Transcribe all of the material exactly. Any picture in it should be left out.

> _Information supplied_
^^^^^^^^^^^^^^^^

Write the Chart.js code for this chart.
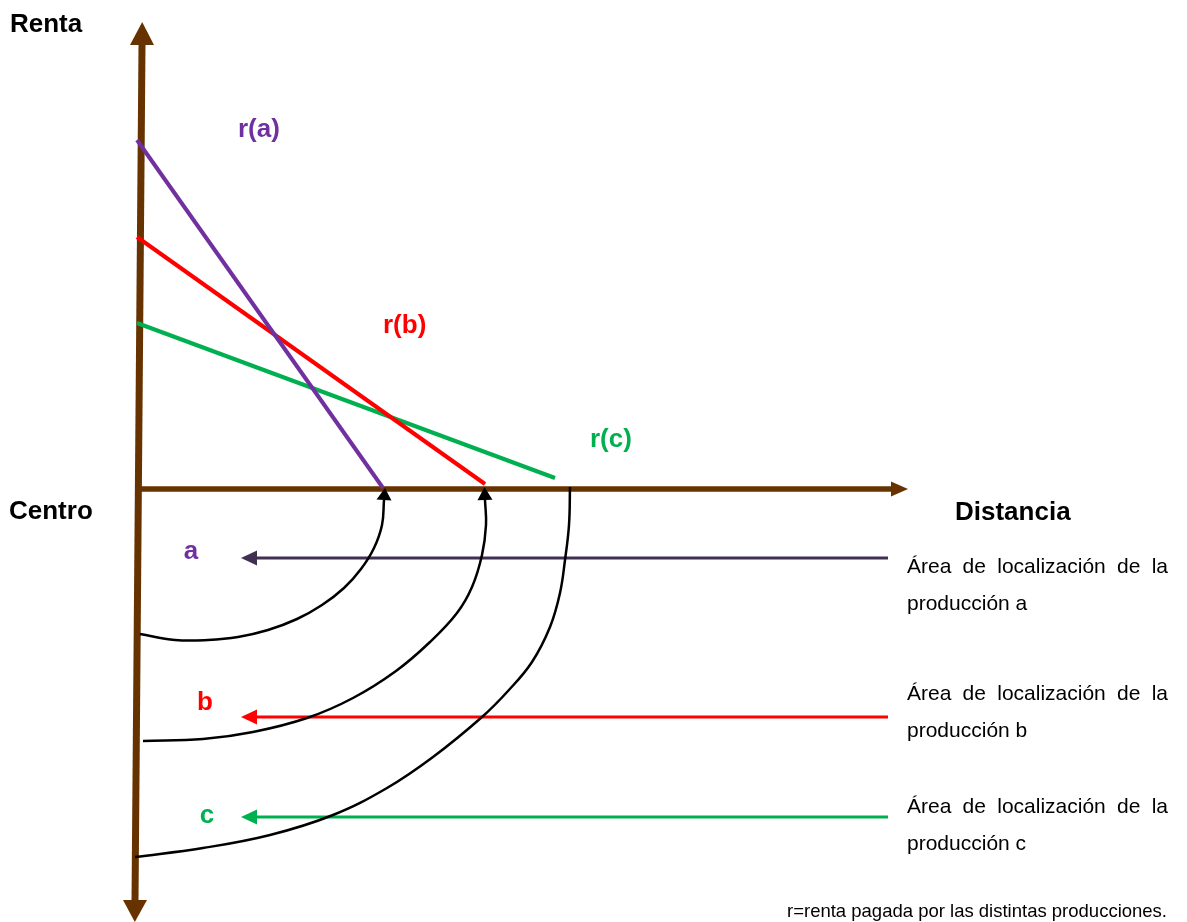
<!DOCTYPE html>
<html><head><meta charset="utf-8">
<script src="https://cdn.jsdelivr.net/npm/chart.js@4/dist/chart.umd.min.js"></script>
<style>html,body{margin:0;padding:0;background:#fff;overflow:hidden}#wrap{width:1187px;height:922px;position:relative}</style>
</head><body><div id="wrap"><canvas id="c"></canvas></div>
<script>
// ---- data (distance units on x, rent units on y; origin = Centro) ----
const distanceRange = [-13.9, 104.8];
const rentRange = [-43.3, 48.9];

const rentAxis = [{x:0.3,y:44.4},{x:-0.4,y:-41.1}];
const distanceAxis = [{x:0,y:0},{x:75.2,y:0}];

const rentA = [{x:-0.2,y:34.9},{x:24.4,y:0.1}];
const rentB = [{x:-0.2,y:25.2},{x:34.6,y:0.5}];
const rentC = [{x:-0.2,y:16.6},{x:41.6,y:1.1}];

const arcA = [{x:24.5,y:-1.1},{x:24.3,y:-3.6},{x:23.5,y:-5.9},{x:22.2,y:-8.0},{x:20.5,y:-9.9},{x:18.3,y:-11.6},{x:15.8,y:-13.0},{x:12.9,y:-14.1},{x:9.9,y:-14.8},{x:6.9,y:-15.1},{x:3.6,y:-15.1},{x:0.1,y:-14.5}];
const arcB = [{x:34.6,y:-1.1},{x:34.7,y:-3.6},{x:34.3,y:-6.6},{x:33.3,y:-9.8},{x:31.8,y:-12.4},{x:29.1,y:-15.3},{x:25.7,y:-18.2},{x:21.4,y:-20.9},{x:16.8,y:-22.9},{x:11.4,y:-24.3},{x:6.4,y:-25.0},{x:0.4,y:-25.2}];
const arcC = [{x:43.1,y:0.2},{x:43.0,y:-3.6},{x:42.6,y:-7.1},{x:42.1,y:-10.4},{x:41.1,y:-13.8},{x:39.3,y:-17.3},{x:36.9,y:-20.2},{x:34.3,y:-22.8},{x:29.4,y:-26.8},{x:24.8,y:-29.9},{x:19.4,y:-32.6},{x:13.1,y:-34.6},{x:6.4,y:-35.9},{x:-0.4,y:-36.8}];

const zoneA = [{x:74.9,y:-6.9},{x:11.8,y:-6.9}];
const zoneB = [{x:74.9,y:-22.8},{x:11.8,y:-22.8}];
const zoneC = [{x:74.9,y:-32.8},{x:11.8,y:-32.8}];

const axisTitles = ['Renta','Centro','Distancia'];
const rentLabels = ['r(a)','r(b)','r(c)'];
const zoneLabels = ['a','b','c'];
const zoneText = [
  ['Área de localización de la','producción a'],
  ['Área de localización de la','producción b'],
  ['Área de localización de la','producción c']
];
const footnote = 'r=renta pagada por las distintas producciones.';

// ---- styles ----
const BROWN='#663300', PURPLE='#7030A0', DPURPLE='#403152', RED='#FF0000', GREEN='#00B050';
const BOLD='bold 26px "Liberation Sans", Arial, sans-serif';
const REG='21px "Liberation Sans", Arial, sans-serif';
const FOOT='18.5px "Liberation Sans", Arial, sans-serif';

function ds(data,color,width,extra){
  return Object.assign({data,borderColor:color,backgroundColor:color,borderWidth:width,showLine:true,pointRadius:0,tension:0,fill:false,borderCapStyle:'butt'},extra||{});
}

const datasets=[
  ds(rentA,PURPLE,4),
  ds(rentB,RED,4),
  ds(rentC,GREEN,4),
  ds(arcA,'#000',2.5,{tension:0.4,arrowStart:{len:12,w:15}}),
  ds(arcB,'#000',2.5,{tension:0.4,arrowStart:{len:13,w:15}}),
  ds(arcC,'#000',2.5,{tension:0.4}),
  ds(zoneA,DPURPLE,3,{arrowEnd:{len:16,w:15}}),
  ds(zoneB,RED,3,{arrowEnd:{len:16,w:15}}),
  ds(zoneC,GREEN,3,{arrowEnd:{len:16,w:15}}),
  ds(distanceAxis,BROWN,5.5,{arrowEnd:{len:17,w:15}}),
  ds(rentAxis,BROWN,7,{arrowStart:{len:23,w:24},arrowEnd:{len:22,w:24}})
];

function head(ctx,p,q,a,color){
  const dx=p.x-q.x, dy=p.y-q.y, L=Math.hypot(dx,dy)||1;
  const ux=dx/L, uy=dy/L, nx=-uy, ny=ux;
  ctx.beginPath();
  ctx.moveTo(p.x+ux*a.len,p.y+uy*a.len);
  ctx.lineTo(p.x+nx*a.w/2,p.y+ny*a.w/2);
  ctx.lineTo(p.x-nx*a.w/2,p.y-ny*a.w/2);
  ctx.closePath();
  ctx.fillStyle=color; ctx.fill();
}

const arrowPlugin={id:'arrows',afterDatasetsDraw(chart){
  const ctx=chart.ctx; ctx.save();
  chart.data.datasets.forEach((d,i)=>{
    const pts=chart.getDatasetMeta(i).data; if(pts.length<2) return;
    if(d.arrowStart) head(ctx,pts[0],pts[1],d.arrowStart,d.borderColor);
    if(d.arrowEnd) head(ctx,pts[pts.length-1],pts[pts.length-2],d.arrowEnd,d.borderColor);
  });
  ctx.restore();
}};

const textPlugin={id:'texts',afterDraw(chart){
  const ctx=chart.ctx, X=chart.scales.x, Y=chart.scales.y;
  const px=v=>X.getPixelForValue(v), py=v=>Y.getPixelForValue(v);
  ctx.save(); ctx.textBaseline='alphabetic';
  function t(s,x,y,font,color,align){ctx.font=font;ctx.fillStyle=color;ctx.textAlign=align||'left';ctx.fillText(s,px(x),py(y));}
  t(axisTitles[0],-12.9,45.7,BOLD,'#000');
  t(axisTitles[1],-13.0,-3.0,BOLD,'#000');
  t(axisTitles[2],81.6,-3.1,BOLD,'#000');
  t(rentLabels[0],9.9,35.2,BOLD,PURPLE);
  t(rentLabels[1],24.4,15.6,BOLD,RED);
  t(rentLabels[2],45.1,4.2,BOLD,GREEN);
  t(zoneLabels[0],5.2,-7.0,BOLD,PURPLE,'center');
  t(zoneLabels[1],6.6,-22.1,BOLD,RED,'center');
  t(zoneLabels[2],6.8,-33.4,BOLD,GREEN,'center');
  const rows=[[-8.4,-12.1],[-21.1,-24.8],[-32.4,-36.1]];
  const left=76.8,right=102.9;
  ctx.font=REG; ctx.fillStyle='#000'; ctx.textAlign='left';
  zoneText.forEach((lines,k)=>{
    const words=lines[0].split(' ');
    const ws=words.map(w=>ctx.measureText(w).width);
    const sum=ws.reduce((a,b)=>a+b,0);
    const W=px(right)-px(left);
    const gap=(W-sum)/(words.length-1);
    let x=px(left);
    words.forEach((w,j)=>{ctx.fillText(w,x,py(rows[k][0]));x+=ws[j]+gap;});
    ctx.fillText(lines[1],px(left),py(rows[k][1]));
  });
  t(footnote,102.8,-42.8,FOOT,'#000','right');
  ctx.restore();
}};

new Chart(document.getElementById('c'),{
  type:'scatter',
  data:{datasets},
  options:{
    responsive:true,maintainAspectRatio:false,animation:false,
    layout:{padding:0},
    plugins:{legend:{display:false},tooltip:{enabled:false}},
    scales:{
      x:{type:'linear',min:distanceRange[0],max:distanceRange[1],display:false},
      y:{type:'linear',min:rentRange[0],max:rentRange[1],display:false}
    }
  },
  plugins:[arrowPlugin,textPlugin]
});
</script></body></html>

^^^^^^^^^^^^^^^^

> _Output of the exercise_
Write the Chart.js code for this chart.
<!DOCTYPE html>
<html><head><meta charset="utf-8">
<script src="https://cdn.jsdelivr.net/npm/chart.js@4/dist/chart.umd.min.js"></script>
<style>html,body{margin:0;padding:0;background:#fff;overflow:hidden}#wrap{width:1187px;height:922px;position:relative}</style>
</head><body><div id="wrap"><canvas id="c"></canvas></div>
<script>
// ---- data (distance units on x, rent units on y; origin = Centro) ----
const distanceRange = [-13.9, 104.8];
const rentRange = [-43.3, 48.9];

const rentAxis = [{x:0.3,y:44.4},{x:-0.4,y:-41.1}];
const distanceAxis = [{x:0,y:0},{x:75.2,y:0}];

const rentA = [{x:-0.2,y:34.9},{x:24.4,y:0.1}];
const rentB = [{x:-0.2,y:25.2},{x:34.6,y:0.5}];
const rentC = [{x:-0.2,y:16.6},{x:41.6,y:1.1}];

const arcA = [{x:24.5,y:-1.1},{x:24.3,y:-3.6},{x:23.5,y:-5.9},{x:22.2,y:-8.0},{x:20.5,y:-9.9},{x:18.3,y:-11.6},{x:15.8,y:-13.0},{x:12.9,y:-14.1},{x:9.9,y:-14.8},{x:6.9,y:-15.1},{x:3.6,y:-15.1},{x:0.1,y:-14.5}];
const arcB = [{x:34.6,y:-1.1},{x:34.7,y:-3.6},{x:34.3,y:-6.6},{x:33.3,y:-9.8},{x:31.8,y:-12.4},{x:29.1,y:-15.3},{x:25.7,y:-18.2},{x:21.4,y:-20.9},{x:16.8,y:-22.9},{x:11.4,y:-24.3},{x:6.4,y:-25.0},{x:0.4,y:-25.2}];
const arcC = [{x:43.1,y:0.2},{x:43.0,y:-3.6},{x:42.6,y:-7.1},{x:42.1,y:-10.4},{x:41.1,y:-13.8},{x:39.3,y:-17.3},{x:36.9,y:-20.2},{x:34.3,y:-22.8},{x:29.4,y:-26.8},{x:24.8,y:-29.9},{x:19.4,y:-32.6},{x:13.1,y:-34.6},{x:6.4,y:-35.9},{x:-0.4,y:-36.8}];

const zoneA = [{x:74.9,y:-6.9},{x:11.8,y:-6.9}];
const zoneB = [{x:74.9,y:-22.8},{x:11.8,y:-22.8}];
const zoneC = [{x:74.9,y:-32.8},{x:11.8,y:-32.8}];

const axisTitles = ['Renta','Centro','Distancia'];
const rentLabels = ['r(a)','r(b)','r(c)'];
const zoneLabels = ['a','b','c'];
const zoneText = [
  ['Área de localización de la','producción a'],
  ['Área de localización de la','producción b'],
  ['Área de localización de la','producción c']
];
const footnote = 'r=renta pagada por las distintas producciones.';

// ---- styles ----
const BROWN='#663300', PURPLE='#7030A0', DPURPLE='#403152', RED='#FF0000', GREEN='#00B050';
const BOLD='bold 26px "Liberation Sans", Arial, sans-serif';
const REG='21px "Liberation Sans", Arial, sans-serif';
const FOOT='18.5px "Liberation Sans", Arial, sans-serif';

function ds(data,color,width,extra){
  return Object.assign({data,borderColor:color,backgroundColor:color,borderWidth:width,showLine:true,pointRadius:0,tension:0,fill:false,borderCapStyle:'butt'},extra||{});
}

const datasets=[
  ds(rentA,PURPLE,4),
  ds(rentB,RED,4),
  ds(rentC,GREEN,4),
  ds(arcA,'#000',2.5,{tension:0.4,arrowStart:{len:12,w:15}}),
  ds(arcB,'#000',2.5,{tension:0.4,arrowStart:{len:13,w:15}}),
  ds(arcC,'#000',2.5,{tension:0.4}),
  ds(zoneA,DPURPLE,3,{arrowEnd:{len:16,w:15}}),
  ds(zoneB,RED,3,{arrowEnd:{len:16,w:15}}),
  ds(zoneC,GREEN,3,{arrowEnd:{len:16,w:15}}),
  ds(distanceAxis,BROWN,5.5,{arrowEnd:{len:17,w:15}}),
  ds(rentAxis,BROWN,7,{arrowStart:{len:23,w:24},arrowEnd:{len:22,w:24}})
];

function head(ctx,p,q,a,color){
  const dx=p.x-q.x, dy=p.y-q.y, L=Math.hypot(dx,dy)||1;
  const ux=dx/L, uy=dy/L, nx=-uy, ny=ux;
  ctx.beginPath();
  ctx.moveTo(p.x+ux*a.len,p.y+uy*a.len);
  ctx.lineTo(p.x+nx*a.w/2,p.y+ny*a.w/2);
  ctx.lineTo(p.x-nx*a.w/2,p.y-ny*a.w/2);
  ctx.closePath();
  ctx.fillStyle=color; ctx.fill();
}

const arrowPlugin={id:'arrows',afterDatasetsDraw(chart){
  const ctx=chart.ctx; ctx.save();
  chart.data.datasets.forEach((d,i)=>{
    const pts=chart.getDatasetMeta(i).data; if(pts.length<2) return;
    if(d.arrowStart) head(ctx,pts[0],pts[1],d.arrowStart,d.borderColor);
    if(d.arrowEnd) head(ctx,pts[pts.length-1],pts[pts.length-2],d.arrowEnd,d.borderColor);
  });
  ctx.restore();
}};

const textPlugin={id:'texts',afterDraw(chart){
  const ctx=chart.ctx, X=chart.scales.x, Y=chart.scales.y;
  const px=v=>X.getPixelForValue(v), py=v=>Y.getPixelForValue(v);
  ctx.save(); ctx.textBaseline='alphabetic';
  function t(s,x,y,font,color,align){ctx.font=font;ctx.fillStyle=color;ctx.textAlign=align||'left';ctx.fillText(s,px(x),py(y));}
  t(axisTitles[0],-12.9,45.7,BOLD,'#000');
  t(axisTitles[1],-13.0,-3.0,BOLD,'#000');
  t(axisTitles[2],81.6,-3.1,BOLD,'#000');
  t(rentLabels[0],9.9,35.2,BOLD,PURPLE);
  t(rentLabels[1],24.4,15.6,BOLD,RED);
  t(rentLabels[2],45.1,4.2,BOLD,GREEN);
  t(zoneLabels[0],5.2,-7.0,BOLD,PURPLE,'center');
  t(zoneLabels[1],6.6,-22.1,BOLD,RED,'center');
  t(zoneLabels[2],6.8,-33.4,BOLD,GREEN,'center');
  const rows=[[-8.4,-12.1],[-21.1,-24.8],[-32.4,-36.1]];
  const left=76.8,right=102.9;
  ctx.font=REG; ctx.fillStyle='#000'; ctx.textAlign='left';
  zoneText.forEach((lines,k)=>{
    const words=lines[0].split(' ');
    const ws=words.map(w=>ctx.measureText(w).width);
    const sum=ws.reduce((a,b)=>a+b,0);
    const W=px(right)-px(left);
    const gap=(W-sum)/(words.length-1);
    let x=px(left);
    words.forEach((w,j)=>{ctx.fillText(w,x,py(rows[k][0]));x+=ws[j]+gap;});
    ctx.fillText(lines[1],px(left),py(rows[k][1]));
  });
  t(footnote,102.8,-42.8,FOOT,'#000','right');
  ctx.restore();
}};

new Chart(document.getElementById('c'),{
  type:'scatter',
  data:{datasets},
  options:{
    responsive:true,maintainAspectRatio:false,animation:false,
    layout:{padding:0},
    plugins:{legend:{display:false},tooltip:{enabled:false}},
    scales:{
      x:{type:'linear',min:distanceRange[0],max:distanceRange[1],display:false},
      y:{type:'linear',min:rentRange[0],max:rentRange[1],display:false}
    }
  },
  plugins:[arrowPlugin,textPlugin]
});
</script></body></html>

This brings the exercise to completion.